Et soudain, le vide.

Mon seuil de tolérance explose. Mais il faut que je reste. Hâte de découvrir la voix d’un(e) shemale californienne. Ce n’est pas tous les jours. Connais pas ce type. Jamais écouté. Peut-être que mon analyse futile et superficielle se verra flinguer par son talent. Merde, son nom m’échappe. Ma voisine bobo me rencarde, voilà Brett Dennen. J’ai toujours combattu le « néo folk » dans son ensemble. Que ce soit l’attitude perverse de ceux qui la louent, ou la débilité profonde de ceux qui la chantent. Mais j’ai trouvé en ce lundi soir ma palme d’or à moi. Il réussit en l’espace de trois accords à compiler les défauts les plus répugnants de notre génération folk minimale et racoleuse. Une performance unique. J’en viendrais même à saluer la fougue et la joie de vivre des pandas de Cocoon. Pour  dire comme mon désarroi est lui aussi unique. J’ai rarement senti autant de dégout pour une performance. Mièvre par son timbre, soporifique par son acoustique, vomitif par sa nonchalance communicative. En plein cauchemar, le public trentenaire s’apparente à une horde de zombies, les yeux rivés sur le gourou, la cervelle cramée et la bave jaunâtre qui longe leur faciès liquéfié. Pas un bruit. Il suffit que ma voix s’élève quelque peu pour sentir l’agacement des mutants. Là, à me regarder me marrer. Comme si je venais de commettre la faute capitale.
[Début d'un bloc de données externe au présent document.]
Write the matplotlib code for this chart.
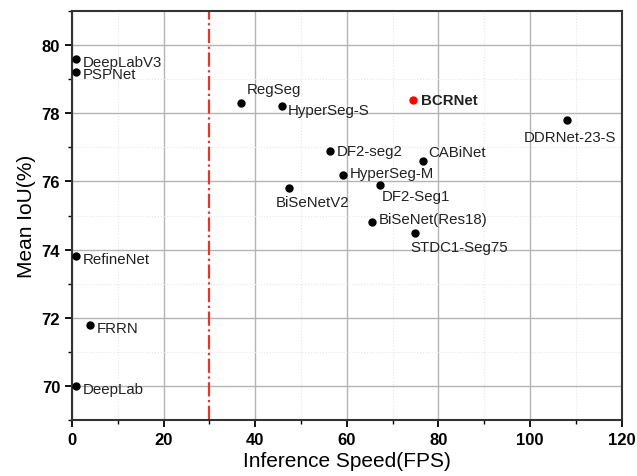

« Attends mais en plus, ils connaissent les titres par cœur ! »

Etouffé, à bout de souffle, je décide de quitter l’FMR pour pomper copieusement la pollution nicotinique externe. M’offrir un brin de soulagement bien mérité. A peine dix minutes avalées qu’il faut déjà y retourner. Courage mon brave. Stupeur. Avachi sur sa guitare, le miracle espéré secrètement – une immolation naturelle et soudaine-  n’arriva pas. Et le pire, son titre commencé avant ma pause-survie ne cesse de se poursuivre. Encore et encore. Ou alors serait-ce moi qui ne saisis pas les nuances musicales de son génie ? Quoi qu’il en soit, le chiant n’a vraiment aucune limite. Il s’arrête. Les applaudissements sont nourris. Ce n’est pas fini. Et le voilà reparti, susurrant à peine deux mots que le public commence déjà à s’enflammer, saluant haut et fort sa nouvelle performance. Moi qui me persuadais que cette populace indigeste n’était là que par pur hasard, problèmes d’orientation ou sénilité avérée. Non, ils ont fait un choix. Payant de surcroit. Tout espoir est dorénavant éteint. Je lâche mon poteau-accoudoir et prends la porte.

D’une simple anecdote, délicat d’en tirer de grandes analyses. Mais l’histoire se répète, indéfiniment. La Flèche d’Or ferme? Pas grave car le lendemain, le Point Ephémère ose programmer cet usurpateur à carreaux. Ce genre musical si noble n’y arrive tout simplement plus, et tout disparaît progressivement dans un dégoût crève cœur. Et c’est sans cesse la même conclusion désespérée et vieillotte. Une conclusion à nom propre. Sufjan Stevens.